» **Set task**: Each line of the data that includes the string "page" is to be copied out.

» **Supplied data**:
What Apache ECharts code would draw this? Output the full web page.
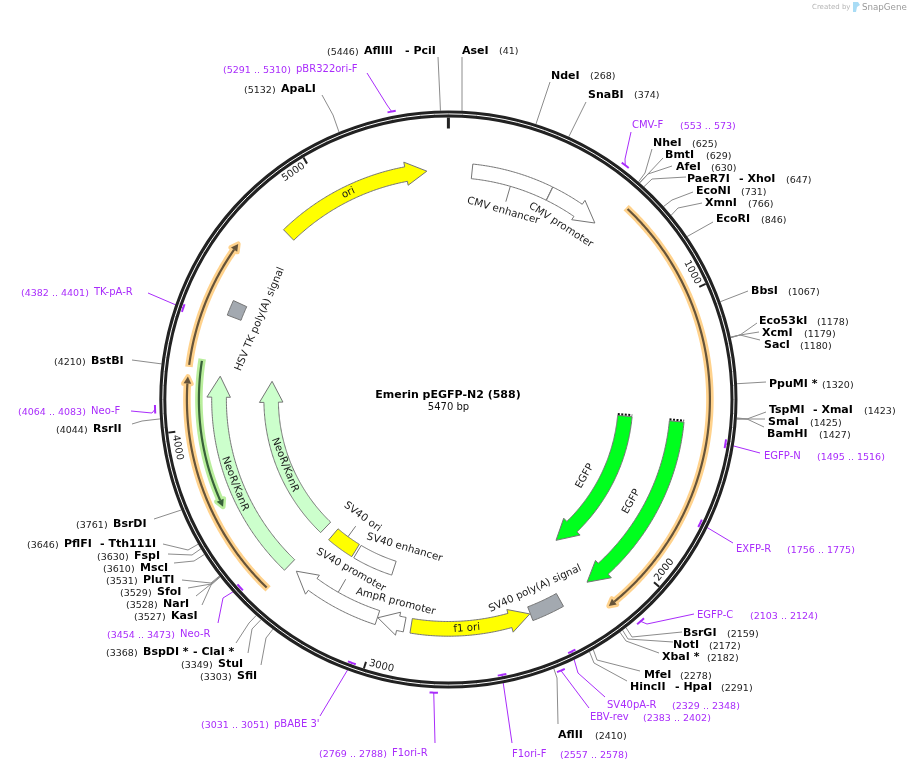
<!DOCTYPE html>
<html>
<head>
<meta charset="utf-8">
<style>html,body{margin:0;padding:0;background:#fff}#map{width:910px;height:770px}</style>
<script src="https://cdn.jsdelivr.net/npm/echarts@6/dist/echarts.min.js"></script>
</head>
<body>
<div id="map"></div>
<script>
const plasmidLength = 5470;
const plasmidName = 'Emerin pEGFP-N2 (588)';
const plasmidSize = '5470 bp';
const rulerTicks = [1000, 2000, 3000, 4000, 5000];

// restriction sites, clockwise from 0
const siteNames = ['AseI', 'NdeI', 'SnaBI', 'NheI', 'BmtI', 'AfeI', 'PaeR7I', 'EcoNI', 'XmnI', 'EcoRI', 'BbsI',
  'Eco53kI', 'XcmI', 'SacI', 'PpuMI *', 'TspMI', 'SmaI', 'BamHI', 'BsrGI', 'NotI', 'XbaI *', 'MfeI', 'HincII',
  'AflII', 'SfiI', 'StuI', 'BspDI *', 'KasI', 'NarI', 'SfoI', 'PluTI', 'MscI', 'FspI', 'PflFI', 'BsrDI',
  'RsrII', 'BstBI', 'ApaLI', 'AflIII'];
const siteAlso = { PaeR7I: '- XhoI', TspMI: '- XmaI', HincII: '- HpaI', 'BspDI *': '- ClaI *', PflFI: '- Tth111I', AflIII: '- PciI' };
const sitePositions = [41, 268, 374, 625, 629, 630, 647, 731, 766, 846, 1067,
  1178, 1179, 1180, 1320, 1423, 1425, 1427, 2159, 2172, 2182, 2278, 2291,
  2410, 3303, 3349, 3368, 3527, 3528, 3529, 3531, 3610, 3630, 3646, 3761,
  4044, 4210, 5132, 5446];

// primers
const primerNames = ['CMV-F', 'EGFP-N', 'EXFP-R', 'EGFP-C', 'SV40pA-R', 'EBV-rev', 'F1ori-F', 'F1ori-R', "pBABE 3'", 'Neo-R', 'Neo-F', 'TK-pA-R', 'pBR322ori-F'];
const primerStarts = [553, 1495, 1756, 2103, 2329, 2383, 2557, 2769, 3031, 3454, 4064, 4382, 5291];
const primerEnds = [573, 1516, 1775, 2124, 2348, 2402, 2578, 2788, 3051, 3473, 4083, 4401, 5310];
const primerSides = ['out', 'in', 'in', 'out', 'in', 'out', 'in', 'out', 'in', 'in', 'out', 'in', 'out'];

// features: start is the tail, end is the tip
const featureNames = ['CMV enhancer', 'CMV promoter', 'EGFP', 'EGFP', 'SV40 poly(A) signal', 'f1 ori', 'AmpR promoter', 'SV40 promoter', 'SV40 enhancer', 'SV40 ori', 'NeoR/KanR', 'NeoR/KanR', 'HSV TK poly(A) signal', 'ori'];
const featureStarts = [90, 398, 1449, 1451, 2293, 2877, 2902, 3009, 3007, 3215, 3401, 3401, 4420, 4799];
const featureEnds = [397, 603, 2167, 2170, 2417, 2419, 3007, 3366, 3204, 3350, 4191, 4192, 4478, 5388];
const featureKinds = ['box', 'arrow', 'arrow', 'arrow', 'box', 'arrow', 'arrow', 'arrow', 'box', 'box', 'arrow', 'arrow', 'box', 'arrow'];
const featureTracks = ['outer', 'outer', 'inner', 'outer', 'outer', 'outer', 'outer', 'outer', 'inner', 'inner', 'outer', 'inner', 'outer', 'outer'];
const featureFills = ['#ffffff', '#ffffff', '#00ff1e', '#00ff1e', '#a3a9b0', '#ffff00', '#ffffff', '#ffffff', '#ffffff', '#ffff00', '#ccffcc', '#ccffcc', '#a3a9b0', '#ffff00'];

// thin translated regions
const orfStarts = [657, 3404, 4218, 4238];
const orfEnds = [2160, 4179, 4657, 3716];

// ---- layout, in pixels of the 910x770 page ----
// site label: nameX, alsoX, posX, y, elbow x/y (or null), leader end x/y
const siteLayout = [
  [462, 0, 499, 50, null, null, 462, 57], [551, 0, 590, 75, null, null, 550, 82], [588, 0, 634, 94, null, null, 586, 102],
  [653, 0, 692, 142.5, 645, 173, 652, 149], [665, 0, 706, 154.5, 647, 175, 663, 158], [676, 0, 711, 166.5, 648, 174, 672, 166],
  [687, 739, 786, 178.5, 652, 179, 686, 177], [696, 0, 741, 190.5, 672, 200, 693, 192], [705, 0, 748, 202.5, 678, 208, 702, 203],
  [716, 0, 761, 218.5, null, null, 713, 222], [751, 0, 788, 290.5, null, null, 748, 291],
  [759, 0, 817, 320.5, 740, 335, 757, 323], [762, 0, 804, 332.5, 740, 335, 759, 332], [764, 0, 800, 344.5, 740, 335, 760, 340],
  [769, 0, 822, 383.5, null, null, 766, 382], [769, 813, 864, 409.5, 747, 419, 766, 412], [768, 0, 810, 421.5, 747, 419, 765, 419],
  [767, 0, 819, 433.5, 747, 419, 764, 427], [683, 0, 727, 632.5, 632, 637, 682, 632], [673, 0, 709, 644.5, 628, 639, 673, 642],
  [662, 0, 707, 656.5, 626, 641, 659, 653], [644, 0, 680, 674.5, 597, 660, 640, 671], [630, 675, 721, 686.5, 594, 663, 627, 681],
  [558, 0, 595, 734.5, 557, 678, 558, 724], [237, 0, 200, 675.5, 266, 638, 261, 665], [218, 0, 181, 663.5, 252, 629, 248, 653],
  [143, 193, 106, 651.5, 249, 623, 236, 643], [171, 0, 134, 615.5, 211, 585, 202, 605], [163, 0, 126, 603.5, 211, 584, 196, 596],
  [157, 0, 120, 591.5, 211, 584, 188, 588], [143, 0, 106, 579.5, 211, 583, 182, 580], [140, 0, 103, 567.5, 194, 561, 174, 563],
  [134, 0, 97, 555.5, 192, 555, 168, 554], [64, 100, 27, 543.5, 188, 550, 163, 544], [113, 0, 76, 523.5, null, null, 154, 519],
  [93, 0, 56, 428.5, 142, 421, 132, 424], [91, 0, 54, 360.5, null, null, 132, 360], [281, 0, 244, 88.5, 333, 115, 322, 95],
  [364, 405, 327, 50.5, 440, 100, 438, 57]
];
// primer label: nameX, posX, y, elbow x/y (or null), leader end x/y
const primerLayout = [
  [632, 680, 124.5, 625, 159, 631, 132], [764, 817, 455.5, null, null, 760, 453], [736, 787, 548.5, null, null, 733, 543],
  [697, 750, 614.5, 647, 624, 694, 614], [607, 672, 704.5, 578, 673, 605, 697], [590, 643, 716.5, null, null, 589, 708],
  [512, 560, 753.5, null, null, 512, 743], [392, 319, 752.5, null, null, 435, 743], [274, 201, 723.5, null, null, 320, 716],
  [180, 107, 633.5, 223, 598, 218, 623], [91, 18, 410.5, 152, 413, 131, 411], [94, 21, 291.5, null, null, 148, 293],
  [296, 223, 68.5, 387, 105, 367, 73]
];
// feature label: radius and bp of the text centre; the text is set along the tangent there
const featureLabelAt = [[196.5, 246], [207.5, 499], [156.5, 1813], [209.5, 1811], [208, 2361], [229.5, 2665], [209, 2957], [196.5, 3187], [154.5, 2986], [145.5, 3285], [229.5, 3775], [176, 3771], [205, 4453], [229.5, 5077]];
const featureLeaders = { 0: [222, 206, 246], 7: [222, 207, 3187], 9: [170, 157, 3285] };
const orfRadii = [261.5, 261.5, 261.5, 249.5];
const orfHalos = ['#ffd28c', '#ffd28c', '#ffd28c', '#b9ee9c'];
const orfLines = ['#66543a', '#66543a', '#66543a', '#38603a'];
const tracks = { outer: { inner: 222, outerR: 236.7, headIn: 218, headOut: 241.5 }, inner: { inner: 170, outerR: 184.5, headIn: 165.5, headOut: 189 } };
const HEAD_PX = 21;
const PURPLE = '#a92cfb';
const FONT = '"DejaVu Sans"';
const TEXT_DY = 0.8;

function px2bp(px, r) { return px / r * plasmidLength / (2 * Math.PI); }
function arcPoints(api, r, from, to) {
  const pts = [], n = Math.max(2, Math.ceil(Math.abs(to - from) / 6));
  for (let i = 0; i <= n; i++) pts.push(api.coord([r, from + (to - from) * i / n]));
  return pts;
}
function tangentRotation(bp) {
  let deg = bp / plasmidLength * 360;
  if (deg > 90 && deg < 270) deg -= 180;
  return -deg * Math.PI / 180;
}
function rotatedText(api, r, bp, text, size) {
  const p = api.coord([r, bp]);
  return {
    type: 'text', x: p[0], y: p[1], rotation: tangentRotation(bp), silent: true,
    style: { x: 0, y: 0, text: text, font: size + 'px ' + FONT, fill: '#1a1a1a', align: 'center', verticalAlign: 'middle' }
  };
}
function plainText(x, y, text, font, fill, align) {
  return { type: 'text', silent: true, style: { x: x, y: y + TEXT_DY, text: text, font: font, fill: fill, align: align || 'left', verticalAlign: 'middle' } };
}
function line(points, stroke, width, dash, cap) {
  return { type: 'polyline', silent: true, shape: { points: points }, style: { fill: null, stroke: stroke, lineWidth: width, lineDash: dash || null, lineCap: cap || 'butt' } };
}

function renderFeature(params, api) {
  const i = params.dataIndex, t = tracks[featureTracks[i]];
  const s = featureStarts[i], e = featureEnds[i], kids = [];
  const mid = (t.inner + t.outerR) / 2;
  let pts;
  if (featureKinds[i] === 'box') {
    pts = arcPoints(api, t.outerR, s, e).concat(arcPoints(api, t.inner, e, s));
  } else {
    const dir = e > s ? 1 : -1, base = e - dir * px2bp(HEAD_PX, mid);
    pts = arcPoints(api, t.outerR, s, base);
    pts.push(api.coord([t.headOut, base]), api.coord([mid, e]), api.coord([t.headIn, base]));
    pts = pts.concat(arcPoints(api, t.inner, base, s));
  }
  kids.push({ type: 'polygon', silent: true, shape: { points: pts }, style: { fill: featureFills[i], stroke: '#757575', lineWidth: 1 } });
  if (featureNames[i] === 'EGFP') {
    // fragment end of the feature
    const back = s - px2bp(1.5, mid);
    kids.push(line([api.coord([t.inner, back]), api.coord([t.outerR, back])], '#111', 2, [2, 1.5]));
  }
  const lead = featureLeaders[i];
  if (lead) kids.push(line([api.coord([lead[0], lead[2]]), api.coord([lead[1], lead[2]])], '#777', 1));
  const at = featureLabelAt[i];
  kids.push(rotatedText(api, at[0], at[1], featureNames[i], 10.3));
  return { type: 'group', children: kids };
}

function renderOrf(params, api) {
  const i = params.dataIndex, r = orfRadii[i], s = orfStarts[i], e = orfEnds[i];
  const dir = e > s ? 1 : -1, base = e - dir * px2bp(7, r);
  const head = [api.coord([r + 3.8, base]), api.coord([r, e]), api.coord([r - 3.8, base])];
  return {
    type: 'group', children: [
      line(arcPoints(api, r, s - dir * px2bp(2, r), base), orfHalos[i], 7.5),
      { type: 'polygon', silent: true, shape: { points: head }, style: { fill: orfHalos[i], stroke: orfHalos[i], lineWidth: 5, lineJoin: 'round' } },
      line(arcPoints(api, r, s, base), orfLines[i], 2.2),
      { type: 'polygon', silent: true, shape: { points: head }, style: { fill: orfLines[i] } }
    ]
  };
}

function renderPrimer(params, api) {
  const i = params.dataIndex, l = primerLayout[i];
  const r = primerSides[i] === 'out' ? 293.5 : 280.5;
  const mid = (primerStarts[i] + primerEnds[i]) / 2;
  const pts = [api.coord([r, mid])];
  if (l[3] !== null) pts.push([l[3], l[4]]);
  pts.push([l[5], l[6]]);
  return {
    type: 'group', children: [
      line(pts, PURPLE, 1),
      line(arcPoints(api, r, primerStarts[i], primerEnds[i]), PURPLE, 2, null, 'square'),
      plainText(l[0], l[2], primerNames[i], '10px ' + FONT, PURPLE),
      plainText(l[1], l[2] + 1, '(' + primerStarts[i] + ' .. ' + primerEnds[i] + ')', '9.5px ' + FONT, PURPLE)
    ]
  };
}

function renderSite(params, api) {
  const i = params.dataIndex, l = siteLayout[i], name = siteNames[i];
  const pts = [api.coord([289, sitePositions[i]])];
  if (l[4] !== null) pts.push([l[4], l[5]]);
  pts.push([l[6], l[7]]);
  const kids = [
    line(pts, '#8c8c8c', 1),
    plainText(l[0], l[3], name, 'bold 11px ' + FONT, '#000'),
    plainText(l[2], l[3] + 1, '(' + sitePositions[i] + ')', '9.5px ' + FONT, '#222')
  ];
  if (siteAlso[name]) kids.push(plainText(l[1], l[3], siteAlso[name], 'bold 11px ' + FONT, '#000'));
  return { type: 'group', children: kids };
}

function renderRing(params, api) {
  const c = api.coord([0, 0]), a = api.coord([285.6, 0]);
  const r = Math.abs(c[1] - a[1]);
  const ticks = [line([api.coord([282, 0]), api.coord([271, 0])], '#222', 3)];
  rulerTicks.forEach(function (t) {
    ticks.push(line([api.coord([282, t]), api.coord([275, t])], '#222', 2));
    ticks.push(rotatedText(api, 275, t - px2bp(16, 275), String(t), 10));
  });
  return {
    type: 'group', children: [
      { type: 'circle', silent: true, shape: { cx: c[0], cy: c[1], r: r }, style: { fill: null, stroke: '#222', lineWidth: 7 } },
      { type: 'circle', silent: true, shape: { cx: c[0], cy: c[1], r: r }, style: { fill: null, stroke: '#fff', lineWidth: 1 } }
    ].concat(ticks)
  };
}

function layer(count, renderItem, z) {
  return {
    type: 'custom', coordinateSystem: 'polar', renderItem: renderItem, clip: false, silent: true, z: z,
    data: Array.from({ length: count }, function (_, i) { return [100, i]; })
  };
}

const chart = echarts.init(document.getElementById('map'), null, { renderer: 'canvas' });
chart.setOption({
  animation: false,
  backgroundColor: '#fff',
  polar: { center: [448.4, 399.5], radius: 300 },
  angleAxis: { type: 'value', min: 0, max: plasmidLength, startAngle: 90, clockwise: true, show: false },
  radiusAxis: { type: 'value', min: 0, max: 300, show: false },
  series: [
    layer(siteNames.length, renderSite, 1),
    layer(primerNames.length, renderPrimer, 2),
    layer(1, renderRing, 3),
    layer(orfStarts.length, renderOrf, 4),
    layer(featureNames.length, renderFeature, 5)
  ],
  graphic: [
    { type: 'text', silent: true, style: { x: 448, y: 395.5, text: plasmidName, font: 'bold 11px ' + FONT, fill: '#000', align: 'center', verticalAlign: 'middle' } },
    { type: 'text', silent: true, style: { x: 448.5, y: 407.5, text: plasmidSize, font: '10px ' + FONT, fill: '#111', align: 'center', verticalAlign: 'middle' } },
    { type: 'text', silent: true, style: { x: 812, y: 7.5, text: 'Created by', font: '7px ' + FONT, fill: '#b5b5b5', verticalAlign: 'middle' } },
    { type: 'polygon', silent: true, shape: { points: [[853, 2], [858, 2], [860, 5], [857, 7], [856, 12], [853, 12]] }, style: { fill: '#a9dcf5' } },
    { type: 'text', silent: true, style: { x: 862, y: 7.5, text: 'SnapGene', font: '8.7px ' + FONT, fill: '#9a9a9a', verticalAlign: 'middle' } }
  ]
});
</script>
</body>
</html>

» **Answer in full**:
What Apache ECharts code would draw this? Output the full web page.
// ---- layout, in pixels of the 910x770 page ----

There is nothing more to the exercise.